TASK BRIEF: Quote word for word the lines below, beginning with the first and ending with the one that has "import plotly.graph_objects as go". Drop the pictures.

DATASET CONTENT:
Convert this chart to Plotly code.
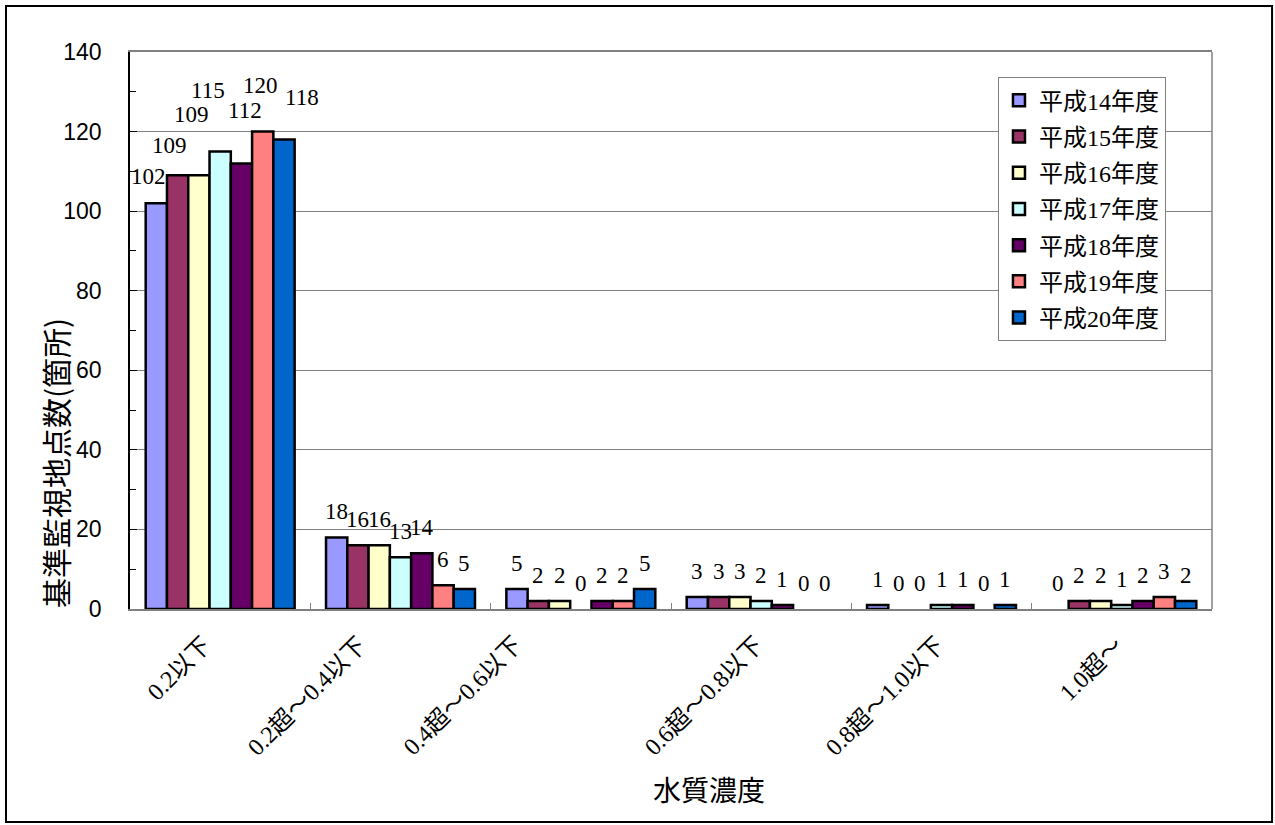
import plotly.graph_objects as go

categories = ["0.2以下", "0.2超～0.4以下", "0.4超～0.6以下", "0.6超～0.8以下", "0.8超～1.0以下", "1.0超～"]
series_names = ["平成14年度", "平成15年度", "平成16年度", "平成17年度", "平成18年度", "平成19年度", "平成20年度"]
h14 = [102, 18, 5, 3, 1, 0]
h15 = [109, 16, 2, 3, 0, 2]
h16 = [109, 16, 2, 3, 0, 2]
h17 = [115, 13, 0, 2, 1, 1]
h18 = [112, 14, 2, 1, 1, 2]
h19 = [120, 6, 2, 0, 0, 3]
h20 = [118, 5, 5, 0, 1, 2]
series_values = [h14, h15, h16, h17, h18, h19, h20]
colors = ["#9999FF", "#993366", "#FFFFCC", "#CCFFFF", "#660066", "#FF8080", "#0066CC"]

y_title = "基準監視地点数(箇所)"
x_title = "水質濃度"

SERIF = "Liberation Serif, Noto Sans CJK JP, serif"
SANS = "Noto Sans CJK JP, sans-serif"

BARGAP = 0.174
n = len(series_names)
bw = (1 - BARGAP) / n

# manual label offsets (px) for first group (as in original)
first_group_offsets = [(-7.5, 27), (-8, 30), (-7, 61), (-12, 61), (4, 53), (-2, 46), (18, 42)]
# x label end shifts (px)
xlabel_shifts = [-2, -26, -51, 10, 11, 9]

fig = go.Figure()
for i, (name, vals, col) in enumerate(zip(series_names, series_values, colors)):
    fig.add_trace(go.Bar(
        name=name, x=categories, y=vals,
        marker=dict(color=col, line=dict(color="black", width=[2.5 if v > 0 else 0 for v in vals])),
        legendgroup=name,
    ))

annotations = []
for i, vals in enumerate(series_values):
    for c, v in enumerate(vals):
        if c == 0:
            dx, dy = first_group_offsets[i]
        else:
            dx, dy = 0, 26
        annotations.append(dict(
            x=c + (i - (n - 1) / 2) * bw, y=v, xref="x", yref="y",
            text=str(v), showarrow=False, xshift=dx, yshift=dy,
            xanchor="center", yanchor="middle",
            font=dict(family=SERIF, size=23, color="black"),
        ))

for c, cat in enumerate(categories):
    annotations.append(dict(
        x=c, y=0, xref="x", yref="y", text=cat, showarrow=False,
        textangle=-45, xanchor="right", yanchor="top",
        xshift=xlabel_shifts[c], yshift=-20,
        font=dict(family=SERIF, size=24, color="black"),
    ))

annotations.append(dict(
    x=-0.0693, y=0.262, xref="paper", yref="paper", text=y_title, showarrow=False,
    textangle=-90, xanchor="center", yanchor="middle",
    font=dict(family=SANS, size=30, color="black"),
))
annotations.append(dict(
    x=0.535, y=-0.323, xref="paper", yref="paper", text=x_title, showarrow=False,
    xanchor="center", yanchor="middle",
    font=dict(family=SANS, size=28, color="black"),
))

shapes = [
    dict(type="rect", xref="paper", yref="paper", x0=-0.1146, x1=1.0555, y0=-0.3824, y1=1.0826,
         line=dict(color="black", width=2), layer="below"),
    dict(type="line", xref="paper", yref="paper", x0=1, x1=1, y0=0, y1=1,
         line=dict(color="#808080", width=1.5)),
]

fig.update_layout(
    width=1275, height=825,
    margin=dict(l=130, r=63, t=52, b=216),
    paper_bgcolor="white", plot_bgcolor="white",
    barmode="group", bargap=BARGAP, bargroupgap=0,
    annotations=annotations, shapes=shapes,
    legend=dict(
        x=0.802, y=0.955, xanchor="left", yanchor="top",
        bordercolor="#808080", borderwidth=1.2, bgcolor="white",
        font=dict(family=SERIF, size=24, color="black"),
        tracegroupgap=2, itemwidth=30,
    ),
    xaxis=dict(
        type="category", range=[-0.5, len(categories) - 0.5],
        showticklabels=False, ticks="inside", tickson="boundaries", ticklen=6,
        tickcolor="#808080", showline=True, linecolor="#808080", linewidth=1.5, mirror=True,
        showgrid=False,
    ),
    yaxis=dict(
        range=[0, 140], dtick=20, ticks="inside", ticklen=7, tickcolor="black",
        showline=True, linecolor="black", linewidth=1.5,
        showgrid=True, gridcolor="#808080", gridwidth=1,
        tickfont=dict(family="Liberation Sans, sans-serif", size=23, color="black"),
        ticklabelstandoff=22,
        minor=dict(ticks="inside", ticklen=6, dtick=10, tickcolor="black", showgrid=False),
        zeroline=False,
    ),
    showlegend=True,
)

fig.write_html("out.html")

TASK SOLUTION:
Convert this chart to Plotly code.
import plotly.graph_objects as go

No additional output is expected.